What to produce.
Working from the top of the listing below, retype each line through the line containing "const py = v => (B - v) / ph;", both included, with no pictures.

Data section.
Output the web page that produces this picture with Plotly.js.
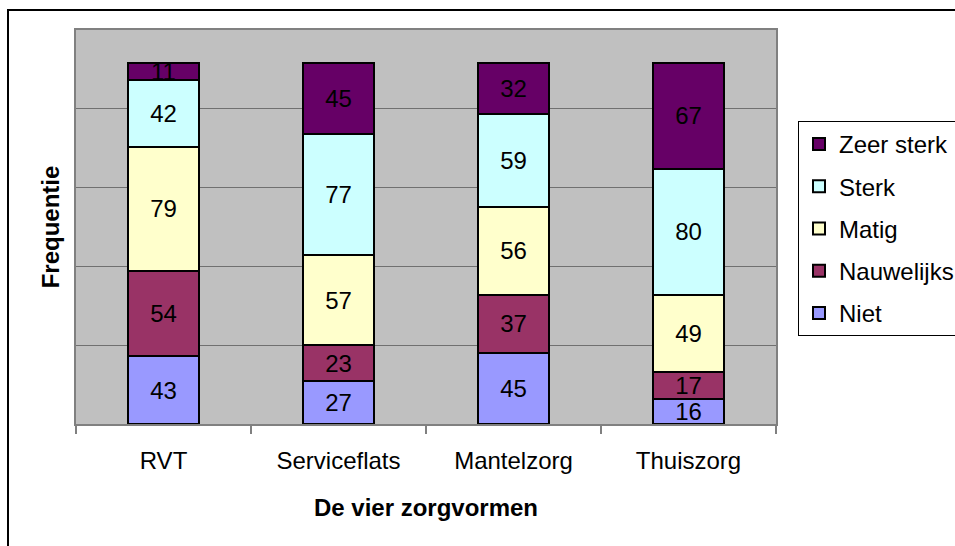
<!DOCTYPE html>
<html>
<head>
<meta charset="utf-8">
<script src="https://cdn.plot.ly/plotly-3.0.1.min.js"></script>
<style>
html,body{margin:0;padding:0;background:#fff;}
#chart{width:955px;height:546px;}
</style>
</head>
<body>
<div id="chart"></div>
<script>
const categories = ["RVT", "Serviceflats", "Mantelzorg", "Thuiszorg"];
const niet = [43, 27, 45, 16];
const nauwelijks = [54, 23, 37, 17];
const matig = [79, 57, 56, 49];
const sterk = [42, 77, 59, 80];
const zeerSterk = [11, 45, 32, 67];
const seriesNames = ["Niet", "Nauwelijks", "Matig", "Sterk", "Zeer sterk"];
const seriesValues = [niet, nauwelijks, matig, sterk, zeerSterk];
const seriesColors = ["#9999FF", "#993366", "#FFFFCC", "#CCFFFF", "#660066"];

const FONT = "Liberation Sans, Arial, sans-serif";

const traces = seriesNames.map((name, i) => ({
  type: "bar",
  name: name,
  x: categories,
  y: seriesValues[i],
  text: seriesValues[i].map(String),
  textposition: "inside",
  insidetextanchor: "middle",
  textangle: 0,
  constraintext: "none",
  textfont: {family: FONT, size: 24, color: "#000"},
  marker: {color: seriesColors[i], line: {color: "#000", width: 2}},
  legendgroup: name,
  legendrank: seriesNames.length - i,
  hoverinfo: "skip"
}));

// plot area geometry: left 76, right 776, top 30, bottom 424
const L = 76, R = 776, T = 30, B = 424;
const pw = R - L, ph = B - T;
const px = v => (v - L) / pw;
const py = v => (B - v) / ph;

const layout = {
  width: 955,
  height: 546,
  margin: {l: L, r: 955 - R, t: T, b: 546 - B, autoexpand: false},
  paper_bgcolor: "#ffffff",
  plot_bgcolor: "#C0C0C0",
  barmode: "stack",
  bargap: 0.59,
  font: {family: FONT, size: 24, color: "#000"},
  showlegend: true,
  legend: {
    x: px(798), y: py(121), xanchor: "left", yanchor: "top",
    bgcolor: "#ffffff", bordercolor: "#000", borderwidth: 1,
    font: {family: FONT, size: 24, color: "#000"},
    traceorder: "grouped",
    tracegroupgap: 8
  },
  xaxis: {
    type: "category",
    showgrid: false,
    showline: true, linecolor: "#808080", linewidth: 2, mirror: true,
    ticks: "outside", tickson: "boundaries", ticklen: 8, tickcolor: "#808080", tickwidth: 2,
    ticklabelstandoff: 14,
    tickfont: {family: FONT, size: 24, color: "#000"},
    title: {text: "De vier zorgvormen", font: {family: FONT, size: 24, color: "#000", weight: "bold"}, standoff: 26},
    fixedrange: true
  },
  yaxis: {
    range: [0, 250],
    dtick: 50,
    showticklabels: false,
    ticks: "",
    showgrid: true, gridcolor: "#707070", gridwidth: 1,
    zeroline: false,
    showline: true, linecolor: "#808080", linewidth: 2, mirror: true,
    title: {text: "Frequentie", font: {family: FONT, size: 24, color: "#000", weight: "bold"}, standoff: 8},
    fixedrange: true
  },
  shapes: [{
    type: "rect", xref: "paper", yref: "paper",
    x0: px(8), x1: px(990), y0: py(600), y1: py(10),
    line: {color: "#000", width: 2}, fillcolor: "rgba(0,0,0,0)", layer: "below"
  }]
};

Plotly.newPlot("chart", traces, layout, {displayModeBar: false, staticPlot: true});
</script>
</body>
</html>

Result for this task.
Output the web page that produces this picture with Plotly.js.
<!DOCTYPE html>
<html>
<head>
<meta charset="utf-8">
<script src="https://cdn.plot.ly/plotly-3.0.1.min.js"></script>
<style>
html,body{margin:0;padding:0;background:#fff;}
#chart{width:955px;height:546px;}
</style>
</head>
<body>
<div id="chart"></div>
<script>
const categories = ["RVT", "Serviceflats", "Mantelzorg", "Thuiszorg"];
const niet = [43, 27, 45, 16];
const nauwelijks = [54, 23, 37, 17];
const matig = [79, 57, 56, 49];
const sterk = [42, 77, 59, 80];
const zeerSterk = [11, 45, 32, 67];
const seriesNames = ["Niet", "Nauwelijks", "Matig", "Sterk", "Zeer sterk"];
const seriesValues = [niet, nauwelijks, matig, sterk, zeerSterk];
const seriesColors = ["#9999FF", "#993366", "#FFFFCC", "#CCFFFF", "#660066"];

const FONT = "Liberation Sans, Arial, sans-serif";

const traces = seriesNames.map((name, i) => ({
  type: "bar",
  name: name,
  x: categories,
  y: seriesValues[i],
  text: seriesValues[i].map(String),
  textposition: "inside",
  insidetextanchor: "middle",
  textangle: 0,
  constraintext: "none",
  textfont: {family: FONT, size: 24, color: "#000"},
  marker: {color: seriesColors[i], line: {color: "#000", width: 2}},
  legendgroup: name,
  legendrank: seriesNames.length - i,
  hoverinfo: "skip"
}));

// plot area geometry: left 76, right 776, top 30, bottom 424
const L = 76, R = 776, T = 30, B = 424;
const pw = R - L, ph = B - T;
const px = v => (v - L) / pw;
const py = v => (B - v) / ph;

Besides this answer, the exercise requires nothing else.